* Material provided
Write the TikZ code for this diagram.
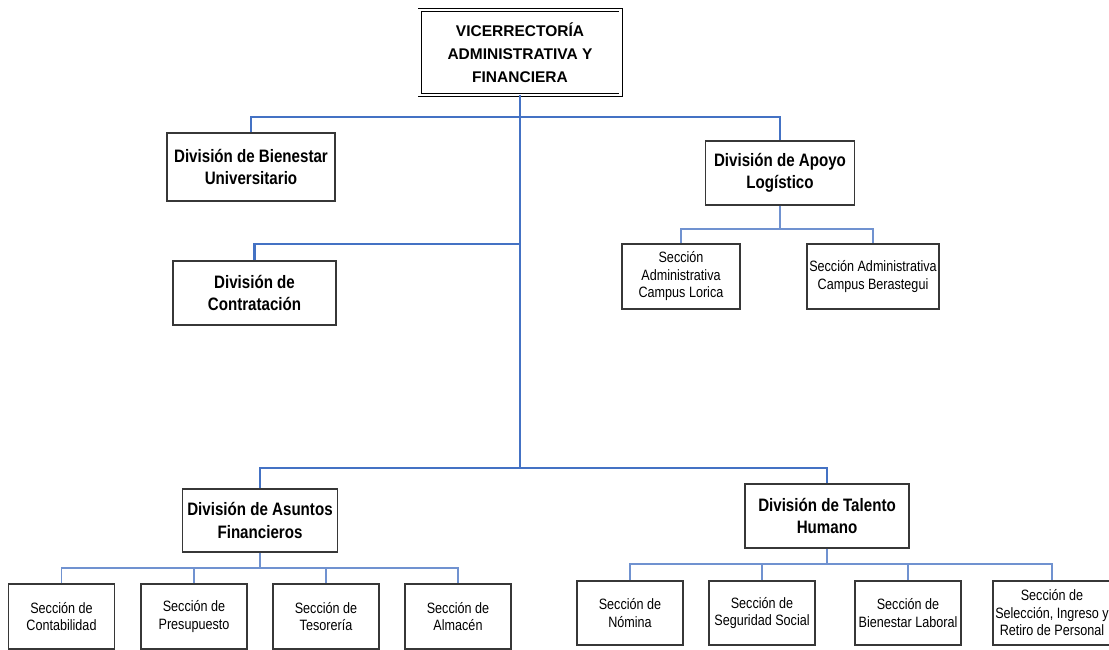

---

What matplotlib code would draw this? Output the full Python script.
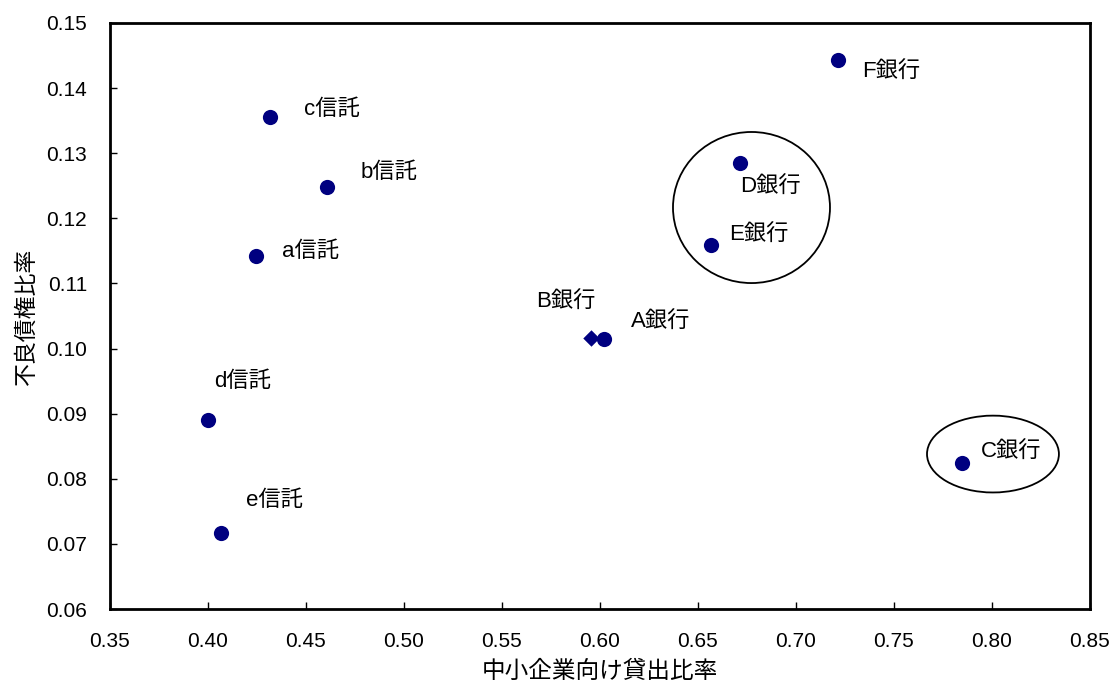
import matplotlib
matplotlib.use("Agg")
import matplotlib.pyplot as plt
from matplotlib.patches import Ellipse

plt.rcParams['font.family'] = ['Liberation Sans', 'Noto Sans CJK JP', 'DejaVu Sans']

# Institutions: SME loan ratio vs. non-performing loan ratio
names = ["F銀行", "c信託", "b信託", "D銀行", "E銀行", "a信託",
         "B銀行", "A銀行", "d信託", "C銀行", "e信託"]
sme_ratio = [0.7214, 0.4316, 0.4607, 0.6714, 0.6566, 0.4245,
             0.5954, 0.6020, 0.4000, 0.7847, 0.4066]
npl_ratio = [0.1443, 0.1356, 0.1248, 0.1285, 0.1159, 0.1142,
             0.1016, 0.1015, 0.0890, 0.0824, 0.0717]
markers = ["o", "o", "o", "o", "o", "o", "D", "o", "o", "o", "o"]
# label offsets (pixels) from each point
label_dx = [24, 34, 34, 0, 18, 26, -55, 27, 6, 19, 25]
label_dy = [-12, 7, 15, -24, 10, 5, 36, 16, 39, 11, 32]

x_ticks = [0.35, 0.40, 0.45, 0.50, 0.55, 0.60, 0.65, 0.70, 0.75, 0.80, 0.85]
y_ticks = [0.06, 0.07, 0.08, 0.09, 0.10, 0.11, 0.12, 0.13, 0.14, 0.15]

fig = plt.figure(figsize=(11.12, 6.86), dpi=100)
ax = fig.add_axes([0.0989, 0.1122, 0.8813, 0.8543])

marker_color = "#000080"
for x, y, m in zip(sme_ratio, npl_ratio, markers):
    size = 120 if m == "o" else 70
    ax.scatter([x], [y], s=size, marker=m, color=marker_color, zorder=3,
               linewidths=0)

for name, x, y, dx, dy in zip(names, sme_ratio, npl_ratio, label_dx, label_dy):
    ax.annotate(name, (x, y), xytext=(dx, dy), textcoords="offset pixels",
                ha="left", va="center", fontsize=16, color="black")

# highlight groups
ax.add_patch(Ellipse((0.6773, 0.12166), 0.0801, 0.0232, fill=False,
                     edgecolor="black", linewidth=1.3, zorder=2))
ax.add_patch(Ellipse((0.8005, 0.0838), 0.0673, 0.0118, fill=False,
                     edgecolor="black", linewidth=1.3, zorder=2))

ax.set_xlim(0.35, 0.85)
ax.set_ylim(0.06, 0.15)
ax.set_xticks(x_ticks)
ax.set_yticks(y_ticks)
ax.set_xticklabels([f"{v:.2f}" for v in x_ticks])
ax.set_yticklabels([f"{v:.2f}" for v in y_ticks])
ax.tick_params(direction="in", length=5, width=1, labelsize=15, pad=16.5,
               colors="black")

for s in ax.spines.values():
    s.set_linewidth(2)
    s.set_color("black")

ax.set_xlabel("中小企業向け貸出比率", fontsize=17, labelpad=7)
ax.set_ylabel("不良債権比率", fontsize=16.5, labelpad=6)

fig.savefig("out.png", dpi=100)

* What you have to do
From the listing above, repeat only the lines between the line containing "What matplotlib code" and the line containing "ax = fig.add_axes([0.0989, 0.1122, 0.8813, 0.8543])", those two included. Pictures are not part of the copy.

* Response to the task
What matplotlib code would draw this? Output the full Python script.
import matplotlib
matplotlib.use("Agg")
import matplotlib.pyplot as plt
from matplotlib.patches import Ellipse

plt.rcParams['font.family'] = ['Liberation Sans', 'Noto Sans CJK JP', 'DejaVu Sans']

# Institutions: SME loan ratio vs. non-performing loan ratio
names = ["F銀行", "c信託", "b信託", "D銀行", "E銀行", "a信託",
         "B銀行", "A銀行", "d信託", "C銀行", "e信託"]
sme_ratio = [0.7214, 0.4316, 0.4607, 0.6714, 0.6566, 0.4245,
             0.5954, 0.6020, 0.4000, 0.7847, 0.4066]
npl_ratio = [0.1443, 0.1356, 0.1248, 0.1285, 0.1159, 0.1142,
             0.1016, 0.1015, 0.0890, 0.0824, 0.0717]
markers = ["o", "o", "o", "o", "o", "o", "D", "o", "o", "o", "o"]
# label offsets (pixels) from each point
label_dx = [24, 34, 34, 0, 18, 26, -55, 27, 6, 19, 25]
label_dy = [-12, 7, 15, -24, 10, 5, 36, 16, 39, 11, 32]

x_ticks = [0.35, 0.40, 0.45, 0.50, 0.55, 0.60, 0.65, 0.70, 0.75, 0.80, 0.85]
y_ticks = [0.06, 0.07, 0.08, 0.09, 0.10, 0.11, 0.12, 0.13, 0.14, 0.15]

fig = plt.figure(figsize=(11.12, 6.86), dpi=100)
ax = fig.add_axes([0.0989, 0.1122, 0.8813, 0.8543])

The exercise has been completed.